- _Data for this exercise_:
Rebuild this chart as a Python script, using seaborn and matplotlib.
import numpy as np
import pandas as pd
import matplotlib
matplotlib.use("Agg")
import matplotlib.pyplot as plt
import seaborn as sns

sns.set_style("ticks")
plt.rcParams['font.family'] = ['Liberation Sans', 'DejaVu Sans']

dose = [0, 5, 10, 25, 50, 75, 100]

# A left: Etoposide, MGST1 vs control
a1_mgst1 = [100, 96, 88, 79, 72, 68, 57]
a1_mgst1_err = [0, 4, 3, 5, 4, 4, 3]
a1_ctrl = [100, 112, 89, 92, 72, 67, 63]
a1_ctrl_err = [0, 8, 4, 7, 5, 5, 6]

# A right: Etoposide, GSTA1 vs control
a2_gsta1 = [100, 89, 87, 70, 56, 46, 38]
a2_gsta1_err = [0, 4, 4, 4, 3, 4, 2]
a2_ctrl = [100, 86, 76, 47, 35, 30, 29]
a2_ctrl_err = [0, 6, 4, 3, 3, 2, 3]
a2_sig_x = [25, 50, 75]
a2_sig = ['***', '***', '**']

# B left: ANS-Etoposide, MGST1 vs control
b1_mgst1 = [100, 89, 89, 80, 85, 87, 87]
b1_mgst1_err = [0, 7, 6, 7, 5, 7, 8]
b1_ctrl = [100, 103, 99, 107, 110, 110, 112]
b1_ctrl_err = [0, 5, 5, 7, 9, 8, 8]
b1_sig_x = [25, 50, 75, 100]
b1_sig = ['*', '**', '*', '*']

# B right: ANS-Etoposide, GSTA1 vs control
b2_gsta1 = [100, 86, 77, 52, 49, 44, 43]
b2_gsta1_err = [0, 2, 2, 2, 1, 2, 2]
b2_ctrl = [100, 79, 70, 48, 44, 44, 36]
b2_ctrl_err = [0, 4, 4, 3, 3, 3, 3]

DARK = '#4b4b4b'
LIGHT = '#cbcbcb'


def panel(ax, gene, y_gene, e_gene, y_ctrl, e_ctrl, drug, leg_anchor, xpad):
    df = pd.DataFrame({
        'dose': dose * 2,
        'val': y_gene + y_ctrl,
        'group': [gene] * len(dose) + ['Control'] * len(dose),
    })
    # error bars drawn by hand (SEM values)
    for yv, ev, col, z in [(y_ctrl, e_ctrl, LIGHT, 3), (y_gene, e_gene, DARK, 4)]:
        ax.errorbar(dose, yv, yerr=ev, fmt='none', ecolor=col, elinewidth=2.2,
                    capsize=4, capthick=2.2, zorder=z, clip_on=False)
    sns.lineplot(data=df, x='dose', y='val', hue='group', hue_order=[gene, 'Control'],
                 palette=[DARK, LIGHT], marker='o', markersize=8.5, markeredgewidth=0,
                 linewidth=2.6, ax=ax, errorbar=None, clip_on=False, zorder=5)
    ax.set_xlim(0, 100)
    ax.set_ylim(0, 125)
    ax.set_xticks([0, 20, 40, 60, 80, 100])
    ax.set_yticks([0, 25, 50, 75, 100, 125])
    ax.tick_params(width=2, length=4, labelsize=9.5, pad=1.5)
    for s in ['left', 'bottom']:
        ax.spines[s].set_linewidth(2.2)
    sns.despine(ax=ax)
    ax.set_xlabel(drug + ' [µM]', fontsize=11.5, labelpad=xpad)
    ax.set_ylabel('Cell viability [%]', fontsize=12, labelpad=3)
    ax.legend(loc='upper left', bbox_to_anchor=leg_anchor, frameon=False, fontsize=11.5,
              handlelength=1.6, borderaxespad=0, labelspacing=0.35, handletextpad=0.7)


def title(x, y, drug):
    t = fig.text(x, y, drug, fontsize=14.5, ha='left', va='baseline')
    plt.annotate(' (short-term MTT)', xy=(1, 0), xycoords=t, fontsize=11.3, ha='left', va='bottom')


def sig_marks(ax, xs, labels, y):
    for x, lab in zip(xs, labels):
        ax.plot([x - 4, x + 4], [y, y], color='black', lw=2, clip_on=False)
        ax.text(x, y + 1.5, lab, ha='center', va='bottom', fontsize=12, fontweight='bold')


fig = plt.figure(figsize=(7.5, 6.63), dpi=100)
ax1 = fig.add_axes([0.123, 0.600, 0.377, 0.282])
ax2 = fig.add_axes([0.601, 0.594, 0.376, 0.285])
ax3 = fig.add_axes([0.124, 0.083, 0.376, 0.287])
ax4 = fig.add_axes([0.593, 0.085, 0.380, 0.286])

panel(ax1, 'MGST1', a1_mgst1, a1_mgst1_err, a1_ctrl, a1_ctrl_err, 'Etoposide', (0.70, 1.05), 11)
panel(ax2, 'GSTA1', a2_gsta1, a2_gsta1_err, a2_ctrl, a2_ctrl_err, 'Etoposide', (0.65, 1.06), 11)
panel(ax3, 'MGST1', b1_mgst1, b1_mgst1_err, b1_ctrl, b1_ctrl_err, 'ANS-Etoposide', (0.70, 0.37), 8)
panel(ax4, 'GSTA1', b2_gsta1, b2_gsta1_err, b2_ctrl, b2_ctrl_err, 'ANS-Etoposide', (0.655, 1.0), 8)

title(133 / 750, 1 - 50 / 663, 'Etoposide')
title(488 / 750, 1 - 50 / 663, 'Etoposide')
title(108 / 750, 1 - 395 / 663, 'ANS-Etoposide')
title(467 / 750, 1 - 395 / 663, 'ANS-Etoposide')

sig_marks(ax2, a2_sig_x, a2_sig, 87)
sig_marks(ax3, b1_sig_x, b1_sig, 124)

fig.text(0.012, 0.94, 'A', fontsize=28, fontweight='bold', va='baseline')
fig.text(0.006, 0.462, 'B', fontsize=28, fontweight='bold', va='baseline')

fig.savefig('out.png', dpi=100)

==

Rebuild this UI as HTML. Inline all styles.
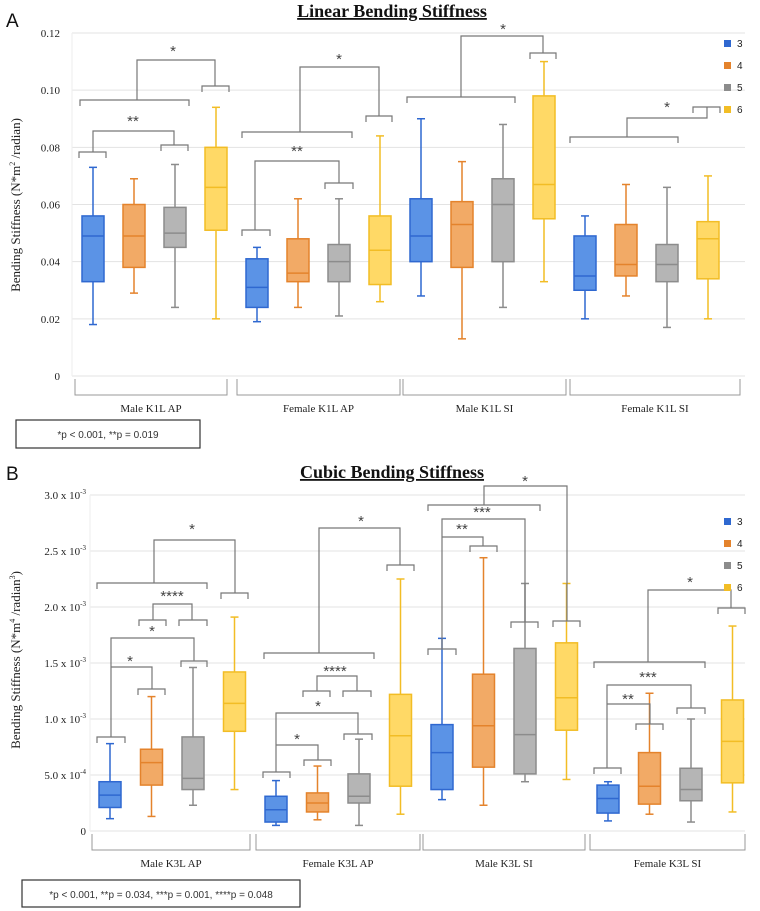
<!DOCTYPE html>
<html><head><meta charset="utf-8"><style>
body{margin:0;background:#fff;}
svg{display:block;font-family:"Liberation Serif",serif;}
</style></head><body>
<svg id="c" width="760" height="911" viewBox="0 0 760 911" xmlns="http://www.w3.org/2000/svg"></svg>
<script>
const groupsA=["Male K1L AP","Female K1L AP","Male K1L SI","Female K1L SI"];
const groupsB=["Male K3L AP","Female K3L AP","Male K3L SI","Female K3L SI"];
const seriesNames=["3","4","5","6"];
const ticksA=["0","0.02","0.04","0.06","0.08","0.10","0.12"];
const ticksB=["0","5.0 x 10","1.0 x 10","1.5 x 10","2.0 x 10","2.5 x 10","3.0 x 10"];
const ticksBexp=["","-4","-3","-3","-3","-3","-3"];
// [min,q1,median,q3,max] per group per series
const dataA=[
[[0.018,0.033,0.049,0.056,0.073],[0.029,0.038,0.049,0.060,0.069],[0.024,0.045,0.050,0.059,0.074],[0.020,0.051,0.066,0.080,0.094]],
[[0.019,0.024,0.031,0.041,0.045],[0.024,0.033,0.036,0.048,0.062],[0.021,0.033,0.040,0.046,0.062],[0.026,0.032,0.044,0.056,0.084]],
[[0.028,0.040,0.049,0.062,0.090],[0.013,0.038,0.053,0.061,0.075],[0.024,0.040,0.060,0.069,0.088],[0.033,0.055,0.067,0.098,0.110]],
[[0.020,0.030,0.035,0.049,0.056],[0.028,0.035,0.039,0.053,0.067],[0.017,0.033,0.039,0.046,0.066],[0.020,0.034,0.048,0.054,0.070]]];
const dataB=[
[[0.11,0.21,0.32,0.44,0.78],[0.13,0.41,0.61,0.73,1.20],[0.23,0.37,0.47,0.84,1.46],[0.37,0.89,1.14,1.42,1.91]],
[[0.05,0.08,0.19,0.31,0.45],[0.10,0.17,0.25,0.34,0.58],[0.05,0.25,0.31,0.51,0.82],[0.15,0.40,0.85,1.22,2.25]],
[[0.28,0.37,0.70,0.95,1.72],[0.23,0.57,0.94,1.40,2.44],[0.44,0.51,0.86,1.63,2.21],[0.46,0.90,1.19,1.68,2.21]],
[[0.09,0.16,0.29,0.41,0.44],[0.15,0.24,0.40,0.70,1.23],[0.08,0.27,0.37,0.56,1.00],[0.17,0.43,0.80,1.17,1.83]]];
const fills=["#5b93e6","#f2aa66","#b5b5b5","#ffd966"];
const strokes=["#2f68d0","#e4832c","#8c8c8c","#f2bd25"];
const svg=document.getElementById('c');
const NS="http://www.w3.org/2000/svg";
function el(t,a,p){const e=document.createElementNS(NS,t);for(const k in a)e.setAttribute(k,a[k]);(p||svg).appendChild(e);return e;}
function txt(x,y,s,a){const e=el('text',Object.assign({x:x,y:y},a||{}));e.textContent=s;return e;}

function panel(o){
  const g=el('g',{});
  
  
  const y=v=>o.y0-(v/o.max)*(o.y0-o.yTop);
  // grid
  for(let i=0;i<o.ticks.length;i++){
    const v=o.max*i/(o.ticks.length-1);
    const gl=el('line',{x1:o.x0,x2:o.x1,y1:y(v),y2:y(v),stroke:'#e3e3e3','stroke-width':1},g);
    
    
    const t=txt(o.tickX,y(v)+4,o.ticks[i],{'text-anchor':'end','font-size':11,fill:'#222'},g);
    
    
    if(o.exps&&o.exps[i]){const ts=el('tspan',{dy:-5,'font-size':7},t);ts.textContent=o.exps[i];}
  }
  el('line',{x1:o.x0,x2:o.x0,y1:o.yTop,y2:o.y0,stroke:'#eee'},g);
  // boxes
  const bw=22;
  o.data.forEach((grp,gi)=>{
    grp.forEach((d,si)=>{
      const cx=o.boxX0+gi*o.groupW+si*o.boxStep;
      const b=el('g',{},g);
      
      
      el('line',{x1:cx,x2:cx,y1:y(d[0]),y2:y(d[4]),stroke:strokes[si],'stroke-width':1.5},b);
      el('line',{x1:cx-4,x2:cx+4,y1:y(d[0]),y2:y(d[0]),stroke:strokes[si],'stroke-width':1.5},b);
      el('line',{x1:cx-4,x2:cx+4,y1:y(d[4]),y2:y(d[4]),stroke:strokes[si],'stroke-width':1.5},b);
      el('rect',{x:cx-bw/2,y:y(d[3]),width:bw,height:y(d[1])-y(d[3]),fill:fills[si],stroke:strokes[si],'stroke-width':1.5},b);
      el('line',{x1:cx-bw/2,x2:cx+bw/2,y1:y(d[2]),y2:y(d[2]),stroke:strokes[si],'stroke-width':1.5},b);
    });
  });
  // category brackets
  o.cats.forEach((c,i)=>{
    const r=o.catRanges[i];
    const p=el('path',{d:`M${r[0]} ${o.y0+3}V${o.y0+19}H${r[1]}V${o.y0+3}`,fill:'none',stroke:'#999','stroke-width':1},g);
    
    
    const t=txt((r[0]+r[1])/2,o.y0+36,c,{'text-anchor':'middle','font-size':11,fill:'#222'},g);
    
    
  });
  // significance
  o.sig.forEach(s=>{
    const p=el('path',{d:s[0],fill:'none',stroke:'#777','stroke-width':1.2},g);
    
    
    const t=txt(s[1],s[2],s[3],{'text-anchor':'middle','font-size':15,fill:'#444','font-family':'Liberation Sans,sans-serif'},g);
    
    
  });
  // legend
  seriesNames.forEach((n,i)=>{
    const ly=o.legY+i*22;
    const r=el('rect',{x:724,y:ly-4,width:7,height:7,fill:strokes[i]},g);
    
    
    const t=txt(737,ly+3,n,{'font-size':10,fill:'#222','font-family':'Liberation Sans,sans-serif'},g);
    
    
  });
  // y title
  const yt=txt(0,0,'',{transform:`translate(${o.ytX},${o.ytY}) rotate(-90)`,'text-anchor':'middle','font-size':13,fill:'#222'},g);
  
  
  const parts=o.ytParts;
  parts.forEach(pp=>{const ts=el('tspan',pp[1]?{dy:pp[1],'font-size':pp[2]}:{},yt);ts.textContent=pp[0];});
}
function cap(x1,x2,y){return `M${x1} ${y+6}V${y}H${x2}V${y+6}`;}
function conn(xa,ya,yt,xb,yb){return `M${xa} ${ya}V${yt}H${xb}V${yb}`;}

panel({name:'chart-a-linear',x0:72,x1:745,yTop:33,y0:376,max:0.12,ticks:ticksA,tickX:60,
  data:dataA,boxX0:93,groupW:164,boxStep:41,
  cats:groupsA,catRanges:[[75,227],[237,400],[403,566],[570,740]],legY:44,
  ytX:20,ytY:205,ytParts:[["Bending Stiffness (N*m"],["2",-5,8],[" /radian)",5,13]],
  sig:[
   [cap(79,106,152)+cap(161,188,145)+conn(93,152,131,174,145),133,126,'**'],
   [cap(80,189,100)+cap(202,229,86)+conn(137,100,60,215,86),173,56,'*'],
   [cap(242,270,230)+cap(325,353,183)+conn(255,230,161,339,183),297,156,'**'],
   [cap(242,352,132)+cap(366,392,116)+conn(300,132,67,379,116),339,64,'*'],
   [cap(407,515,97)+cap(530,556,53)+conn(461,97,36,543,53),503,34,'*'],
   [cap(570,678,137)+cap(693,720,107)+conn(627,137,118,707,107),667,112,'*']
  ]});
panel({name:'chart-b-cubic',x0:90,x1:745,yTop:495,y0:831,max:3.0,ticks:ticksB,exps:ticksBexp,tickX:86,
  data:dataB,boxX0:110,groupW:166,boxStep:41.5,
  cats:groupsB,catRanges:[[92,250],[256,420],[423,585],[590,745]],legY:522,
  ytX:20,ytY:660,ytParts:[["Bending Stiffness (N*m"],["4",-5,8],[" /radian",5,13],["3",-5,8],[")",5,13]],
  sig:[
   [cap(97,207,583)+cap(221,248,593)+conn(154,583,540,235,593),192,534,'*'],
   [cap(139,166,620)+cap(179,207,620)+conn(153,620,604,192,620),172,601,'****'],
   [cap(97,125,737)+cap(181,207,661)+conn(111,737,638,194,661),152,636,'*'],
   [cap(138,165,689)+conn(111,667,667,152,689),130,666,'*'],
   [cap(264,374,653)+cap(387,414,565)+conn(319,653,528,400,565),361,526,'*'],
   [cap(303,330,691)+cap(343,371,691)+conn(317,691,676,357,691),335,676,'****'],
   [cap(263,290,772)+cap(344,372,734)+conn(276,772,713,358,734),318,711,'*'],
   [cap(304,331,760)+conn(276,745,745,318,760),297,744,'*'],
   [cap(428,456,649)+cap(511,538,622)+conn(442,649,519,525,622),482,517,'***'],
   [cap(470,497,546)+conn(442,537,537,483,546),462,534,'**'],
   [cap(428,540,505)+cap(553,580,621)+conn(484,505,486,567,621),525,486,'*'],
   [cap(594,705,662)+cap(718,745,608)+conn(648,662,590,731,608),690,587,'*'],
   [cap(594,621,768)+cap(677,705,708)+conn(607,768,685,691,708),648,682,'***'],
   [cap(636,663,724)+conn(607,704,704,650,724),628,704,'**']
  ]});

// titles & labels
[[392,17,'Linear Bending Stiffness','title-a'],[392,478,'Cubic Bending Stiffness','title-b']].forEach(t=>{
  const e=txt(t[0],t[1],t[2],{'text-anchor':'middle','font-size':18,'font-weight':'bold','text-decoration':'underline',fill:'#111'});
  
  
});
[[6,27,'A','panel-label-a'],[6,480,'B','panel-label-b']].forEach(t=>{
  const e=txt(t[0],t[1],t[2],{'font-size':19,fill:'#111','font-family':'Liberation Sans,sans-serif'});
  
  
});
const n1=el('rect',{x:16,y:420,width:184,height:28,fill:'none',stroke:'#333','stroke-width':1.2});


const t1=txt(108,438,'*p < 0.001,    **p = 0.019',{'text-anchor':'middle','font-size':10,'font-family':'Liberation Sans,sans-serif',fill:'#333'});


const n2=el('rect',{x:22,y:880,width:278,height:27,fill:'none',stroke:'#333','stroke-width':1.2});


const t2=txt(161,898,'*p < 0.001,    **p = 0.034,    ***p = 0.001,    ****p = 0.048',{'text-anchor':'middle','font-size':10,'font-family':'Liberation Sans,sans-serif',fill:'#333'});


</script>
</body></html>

- _Exercise_:
Copy exactly, and only, the lines from the one containing "Rebuild this chart" through the one containing "a1_ctrl_err = [0, 8, 4, 7, 5, 5, 6]".

- _Expected output_:
Rebuild this chart as a Python script, using seaborn and matplotlib.
import numpy as np
import pandas as pd
import matplotlib
matplotlib.use("Agg")
import matplotlib.pyplot as plt
import seaborn as sns

sns.set_style("ticks")
plt.rcParams['font.family'] = ['Liberation Sans', 'DejaVu Sans']

dose = [0, 5, 10, 25, 50, 75, 100]

# A left: Etoposide, MGST1 vs control
a1_mgst1 = [100, 96, 88, 79, 72, 68, 57]
a1_mgst1_err = [0, 4, 3, 5, 4, 4, 3]
a1_ctrl = [100, 112, 89, 92, 72, 67, 63]
a1_ctrl_err = [0, 8, 4, 7, 5, 5, 6]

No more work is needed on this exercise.